От Елеона вниз без пальмовых ветвей, но по той же дороге, по которой Христос торжественно входил в Иерусалим. А за ним, представляю, словно ручьи стекались и умножались, стекались и закипали, как воды, люди. И шли, шли на праздник, на зрелище. Осанна сыну Давидову!
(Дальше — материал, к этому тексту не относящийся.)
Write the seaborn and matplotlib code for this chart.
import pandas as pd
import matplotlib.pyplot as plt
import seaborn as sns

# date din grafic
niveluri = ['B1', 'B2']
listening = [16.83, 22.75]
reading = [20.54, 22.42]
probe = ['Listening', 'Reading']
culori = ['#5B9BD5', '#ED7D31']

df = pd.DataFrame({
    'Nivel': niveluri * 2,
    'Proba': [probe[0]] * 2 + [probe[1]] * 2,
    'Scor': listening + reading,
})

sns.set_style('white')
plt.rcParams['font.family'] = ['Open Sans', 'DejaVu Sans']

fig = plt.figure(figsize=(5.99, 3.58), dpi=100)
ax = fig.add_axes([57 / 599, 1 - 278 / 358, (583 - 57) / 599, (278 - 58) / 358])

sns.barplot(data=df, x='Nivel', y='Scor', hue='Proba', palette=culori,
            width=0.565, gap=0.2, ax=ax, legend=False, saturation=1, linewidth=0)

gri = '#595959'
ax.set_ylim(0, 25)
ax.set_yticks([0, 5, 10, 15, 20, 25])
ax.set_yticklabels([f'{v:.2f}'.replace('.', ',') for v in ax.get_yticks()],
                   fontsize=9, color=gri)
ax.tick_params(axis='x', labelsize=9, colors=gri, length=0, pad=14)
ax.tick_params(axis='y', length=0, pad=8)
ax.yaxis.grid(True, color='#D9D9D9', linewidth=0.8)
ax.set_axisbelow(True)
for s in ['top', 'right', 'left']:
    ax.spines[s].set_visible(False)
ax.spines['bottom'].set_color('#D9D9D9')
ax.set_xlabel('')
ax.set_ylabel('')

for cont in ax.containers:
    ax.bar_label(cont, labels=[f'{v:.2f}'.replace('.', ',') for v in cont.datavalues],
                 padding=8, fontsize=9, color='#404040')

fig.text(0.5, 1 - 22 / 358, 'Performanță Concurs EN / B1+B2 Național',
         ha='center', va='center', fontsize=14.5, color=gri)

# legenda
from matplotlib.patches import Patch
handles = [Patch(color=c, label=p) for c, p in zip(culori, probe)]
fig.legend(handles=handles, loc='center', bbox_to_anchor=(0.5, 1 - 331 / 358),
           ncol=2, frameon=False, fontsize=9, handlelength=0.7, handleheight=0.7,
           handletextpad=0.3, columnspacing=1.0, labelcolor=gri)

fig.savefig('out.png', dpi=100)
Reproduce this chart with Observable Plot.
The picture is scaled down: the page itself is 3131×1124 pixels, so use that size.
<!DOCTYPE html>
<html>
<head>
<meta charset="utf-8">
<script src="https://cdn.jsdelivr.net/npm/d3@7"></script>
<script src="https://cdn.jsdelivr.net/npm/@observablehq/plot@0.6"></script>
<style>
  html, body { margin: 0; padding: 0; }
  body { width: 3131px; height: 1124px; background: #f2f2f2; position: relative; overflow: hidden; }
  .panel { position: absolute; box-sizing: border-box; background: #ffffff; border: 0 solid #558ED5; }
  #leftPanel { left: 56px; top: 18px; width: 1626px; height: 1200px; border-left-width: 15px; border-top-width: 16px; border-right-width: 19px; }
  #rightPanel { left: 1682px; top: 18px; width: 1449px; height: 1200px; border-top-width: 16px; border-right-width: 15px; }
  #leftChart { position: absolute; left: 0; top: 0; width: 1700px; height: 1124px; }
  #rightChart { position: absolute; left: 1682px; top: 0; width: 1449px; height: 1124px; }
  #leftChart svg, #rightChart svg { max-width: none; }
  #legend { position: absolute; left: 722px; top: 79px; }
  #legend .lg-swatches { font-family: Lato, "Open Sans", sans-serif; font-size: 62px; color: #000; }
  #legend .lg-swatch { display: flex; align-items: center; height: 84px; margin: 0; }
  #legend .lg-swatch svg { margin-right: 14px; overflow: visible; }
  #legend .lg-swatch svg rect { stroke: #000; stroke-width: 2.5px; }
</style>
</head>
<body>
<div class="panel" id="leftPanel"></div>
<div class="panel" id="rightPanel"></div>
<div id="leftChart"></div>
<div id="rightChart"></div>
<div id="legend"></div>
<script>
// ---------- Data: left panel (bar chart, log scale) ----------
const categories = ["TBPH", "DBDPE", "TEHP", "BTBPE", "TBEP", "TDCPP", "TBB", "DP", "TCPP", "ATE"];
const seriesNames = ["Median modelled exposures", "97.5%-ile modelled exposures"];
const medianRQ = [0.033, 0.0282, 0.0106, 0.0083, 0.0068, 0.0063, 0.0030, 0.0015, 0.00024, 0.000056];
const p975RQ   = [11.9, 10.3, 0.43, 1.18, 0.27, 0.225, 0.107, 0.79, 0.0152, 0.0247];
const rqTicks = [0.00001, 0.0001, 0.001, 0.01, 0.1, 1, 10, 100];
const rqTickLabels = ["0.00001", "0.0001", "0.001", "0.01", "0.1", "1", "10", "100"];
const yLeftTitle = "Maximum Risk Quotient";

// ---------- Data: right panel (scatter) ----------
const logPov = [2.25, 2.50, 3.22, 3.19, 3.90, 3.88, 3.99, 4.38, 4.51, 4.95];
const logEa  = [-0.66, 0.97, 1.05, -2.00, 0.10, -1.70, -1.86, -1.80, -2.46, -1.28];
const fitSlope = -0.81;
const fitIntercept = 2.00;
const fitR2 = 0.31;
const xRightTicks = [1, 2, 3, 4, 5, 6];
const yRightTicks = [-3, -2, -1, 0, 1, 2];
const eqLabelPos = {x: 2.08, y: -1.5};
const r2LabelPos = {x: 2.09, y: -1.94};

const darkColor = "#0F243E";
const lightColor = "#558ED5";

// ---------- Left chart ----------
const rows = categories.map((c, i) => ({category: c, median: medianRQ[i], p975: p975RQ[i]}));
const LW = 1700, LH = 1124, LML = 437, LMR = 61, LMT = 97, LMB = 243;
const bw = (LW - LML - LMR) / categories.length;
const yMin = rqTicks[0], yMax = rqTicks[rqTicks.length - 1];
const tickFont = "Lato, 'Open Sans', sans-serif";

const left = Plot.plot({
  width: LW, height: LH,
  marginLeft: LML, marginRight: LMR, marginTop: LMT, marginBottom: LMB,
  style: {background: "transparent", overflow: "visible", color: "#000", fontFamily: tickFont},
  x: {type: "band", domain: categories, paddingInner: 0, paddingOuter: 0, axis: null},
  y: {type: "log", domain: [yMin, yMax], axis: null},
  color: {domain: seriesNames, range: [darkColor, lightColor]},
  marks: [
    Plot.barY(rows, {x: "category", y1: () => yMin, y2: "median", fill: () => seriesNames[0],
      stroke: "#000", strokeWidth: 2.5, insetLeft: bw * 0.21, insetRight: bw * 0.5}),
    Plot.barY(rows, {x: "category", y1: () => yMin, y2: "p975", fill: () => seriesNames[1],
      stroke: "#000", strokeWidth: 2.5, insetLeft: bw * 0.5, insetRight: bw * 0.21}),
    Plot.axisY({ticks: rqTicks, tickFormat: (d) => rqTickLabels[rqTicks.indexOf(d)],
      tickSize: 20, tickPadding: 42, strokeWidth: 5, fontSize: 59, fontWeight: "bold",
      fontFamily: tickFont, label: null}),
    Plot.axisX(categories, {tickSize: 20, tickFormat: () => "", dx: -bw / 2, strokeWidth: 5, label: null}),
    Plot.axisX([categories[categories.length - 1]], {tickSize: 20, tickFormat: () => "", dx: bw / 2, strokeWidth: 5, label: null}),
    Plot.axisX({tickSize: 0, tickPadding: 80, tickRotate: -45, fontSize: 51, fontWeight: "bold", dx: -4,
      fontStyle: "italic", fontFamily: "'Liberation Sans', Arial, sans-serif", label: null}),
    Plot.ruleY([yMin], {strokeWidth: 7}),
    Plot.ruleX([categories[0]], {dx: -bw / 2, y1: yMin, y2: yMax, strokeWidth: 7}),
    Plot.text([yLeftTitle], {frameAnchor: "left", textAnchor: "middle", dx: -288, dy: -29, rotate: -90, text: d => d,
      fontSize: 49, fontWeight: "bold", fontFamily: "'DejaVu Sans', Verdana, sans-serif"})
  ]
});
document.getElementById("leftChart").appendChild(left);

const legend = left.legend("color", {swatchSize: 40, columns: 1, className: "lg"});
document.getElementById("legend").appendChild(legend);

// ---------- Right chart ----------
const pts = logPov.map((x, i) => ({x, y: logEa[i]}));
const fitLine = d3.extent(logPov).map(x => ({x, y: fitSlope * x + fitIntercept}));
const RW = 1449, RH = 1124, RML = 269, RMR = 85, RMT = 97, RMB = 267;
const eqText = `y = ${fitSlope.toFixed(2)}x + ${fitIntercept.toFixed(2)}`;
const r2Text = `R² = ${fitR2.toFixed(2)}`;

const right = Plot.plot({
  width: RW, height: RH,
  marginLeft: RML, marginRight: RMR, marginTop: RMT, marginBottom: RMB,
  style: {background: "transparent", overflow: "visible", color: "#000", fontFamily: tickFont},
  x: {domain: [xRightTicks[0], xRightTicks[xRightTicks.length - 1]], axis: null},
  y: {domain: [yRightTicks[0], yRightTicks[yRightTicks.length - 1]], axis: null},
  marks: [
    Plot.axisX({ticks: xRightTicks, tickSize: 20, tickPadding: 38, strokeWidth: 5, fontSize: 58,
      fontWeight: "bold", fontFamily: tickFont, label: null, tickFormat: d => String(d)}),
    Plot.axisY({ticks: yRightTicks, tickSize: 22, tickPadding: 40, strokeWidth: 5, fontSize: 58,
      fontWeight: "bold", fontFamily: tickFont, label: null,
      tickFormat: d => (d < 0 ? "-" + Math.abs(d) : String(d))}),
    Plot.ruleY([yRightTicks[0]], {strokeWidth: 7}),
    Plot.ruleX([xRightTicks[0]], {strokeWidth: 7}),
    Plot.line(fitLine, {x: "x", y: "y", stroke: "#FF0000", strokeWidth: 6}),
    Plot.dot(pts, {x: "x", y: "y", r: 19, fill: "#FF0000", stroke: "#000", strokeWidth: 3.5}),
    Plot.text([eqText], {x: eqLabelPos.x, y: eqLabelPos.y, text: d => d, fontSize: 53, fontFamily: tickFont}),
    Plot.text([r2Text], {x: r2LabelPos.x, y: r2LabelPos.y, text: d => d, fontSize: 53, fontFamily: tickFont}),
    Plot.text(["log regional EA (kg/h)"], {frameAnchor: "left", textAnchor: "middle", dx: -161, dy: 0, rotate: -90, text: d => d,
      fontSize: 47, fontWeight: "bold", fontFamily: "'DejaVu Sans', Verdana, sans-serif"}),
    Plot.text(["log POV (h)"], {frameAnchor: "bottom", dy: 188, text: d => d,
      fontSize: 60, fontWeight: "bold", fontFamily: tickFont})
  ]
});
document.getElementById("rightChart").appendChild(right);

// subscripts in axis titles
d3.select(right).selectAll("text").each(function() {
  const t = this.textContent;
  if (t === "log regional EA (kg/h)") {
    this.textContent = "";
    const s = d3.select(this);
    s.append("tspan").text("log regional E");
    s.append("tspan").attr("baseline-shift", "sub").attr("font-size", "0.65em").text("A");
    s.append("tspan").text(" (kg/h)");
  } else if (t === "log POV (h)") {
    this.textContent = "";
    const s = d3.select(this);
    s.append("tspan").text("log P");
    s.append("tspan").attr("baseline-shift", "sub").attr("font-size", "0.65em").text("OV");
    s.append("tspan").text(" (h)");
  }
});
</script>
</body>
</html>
Странно, но католики служат везде, где у них храмы. И служат постоянно. Между Елеонской горой и Гефсиманией — храм Плачущего Господа, Dominus Flavit. Там — служба. В Гефсимании, в храме Всех наций — служба. Завтра мы будем в Яффе, зайдем в храм Петра, и там (заранее скажу) будет служба. Священники — и европейцы, и чернокожие, и филиппинцы. Службы на разных языках, проповеди звучат регулярно. У наших — тишина. Звоним в ворота храма Марии Магдалины, ответ: у нас крещение, войти нельзя. Помню, и на Афоне был поражен. Греки — простота и радушие. Наши же напряжены и колючи. Чего, мол, пришел? Чего хочешь?

А могил кругом! Иерусалим ведь на холмах и горах построен. «Восходят горы и нисходят в поля, в место, еже основал еси им». С точки зрения градостроительства и стратегии расположения Иерусалим — вовсе не лакомый кусок. То ли дело Венеция, Константинополь, Петербург, Нью-Йорк. Те на водах уселись, чтобы торговать, из пушек палить иностранным флагам и обогащаться. А здесь обычный водопровод — вечная проблема. Однако Бог решил, и Давид сделал. Это — пуп земли и сердце мира. Этот пуп и это сердце со всех сторон окружено гробами. На гробах нет цветов, а только камни, как тогда — в пустыне. Среди гробов мерно раскачиваются (молятся) люди в черном. Ну, вы поняли.

Белые камни кладбища. Черные сюртуки Песочного цвета стены града Царя Давида Лазурное небо. Некому дать руки Можно зато улыбаться. Всякому. Так — для вида.

Плиты Господь поднимет. Мертвые выйдут вон.